People attending groups get help with their professional problems, but they gain other benefits as well. They hear about the problems that others face, and how they go about addressing these. They learn about different kinds of organisations, including their own, and how these function. Groups are also good places to learn how to listen attentively, ask good questions, and gain confidence in expressing your own view. These skills can be extrapolated to everyday work, including clinical encounters. Group members also learn about group dynamics and how to manage these. For example, the psychoanalyst Wilfred Bion described the tendency of groups to veer away from the task, by taking flight into abstract discussion (for example, about politics or the state of the world), or by deciding to characterise one or two members of the group as heroes or villains.4 Interestingly, group discussions can sometimes mirror features of the case being discussed, through what is known as a ‘parallel process.’ A group talking about an angry family who are making a complaint may find that its own members start to argue with each other in a way that is quite uncharacteristic of their normal behaviour. Good facilitators learn to identify and name such processes, and participants learn how to deal with them in their own work setting.

Sound evidence

I have been a fan and advocate of collaborative group learning for a long time. However, such activities can take up a lot of people's time, as well as requiring extra resources for training facilitators. Because of this, managers often ask if there is evidence for the effectiveness of such groups. As with all complex educational interventions, collecting such evidence is not straightforward. The different methodologies and contexts for collaborative group learning make it hard to compare like with like, randomisation and control groups are not usually possible, and there are many confounding variables. (For example, an organisation that encourages group learning may also be running other initiatives at the same time in order to promote staff development).

Nevertheless, there is sound evidence from a number of different fields that this kind of learning has a positive effect at many different levels. Among general practitioners (GPs), collaborative learning groups in a number of countries have been shown to bring about significant changes in engagement with patients, performance in psychological approaches to treatment, and in reducing burnout.5 Similarly, a review of ten years’ research into action learning sets in a variety of institutions has shown how these have helped participants to develop broad managerial and leadership skills, improve ability to develop solutions to conflict, and enhance coaching skills.6

In some specialities and in some countries, collaborative learning groups are becoming routine or even mandated. This is now the case for GPs in Denmark and Sweden, and even for consultants in one or two Trusts in the United Kingdom.
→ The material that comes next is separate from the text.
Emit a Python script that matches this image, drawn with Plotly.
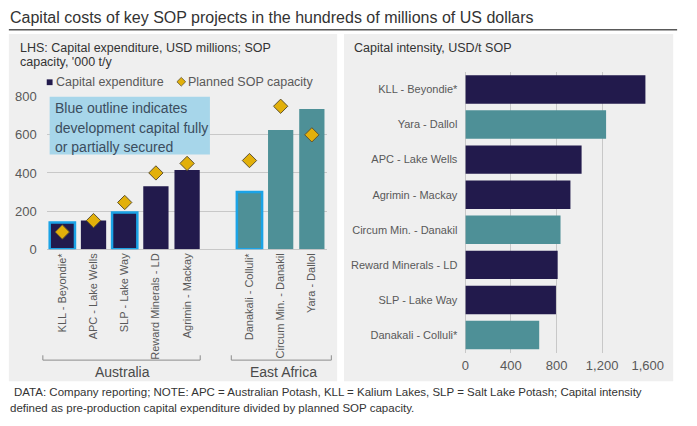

In many health service organisations here and elsewhere, however, opportunities for collaborative learning groups are still few and far between. Where they do exist, I would urge every doctor to join one. Where they are absent, I would also encourage managers and educators to consider setting them up and funding them. Group dialogue, if properly conducted, can help people to reach the best professional decisions, in a way that written information or even expert advice, can very rarely do.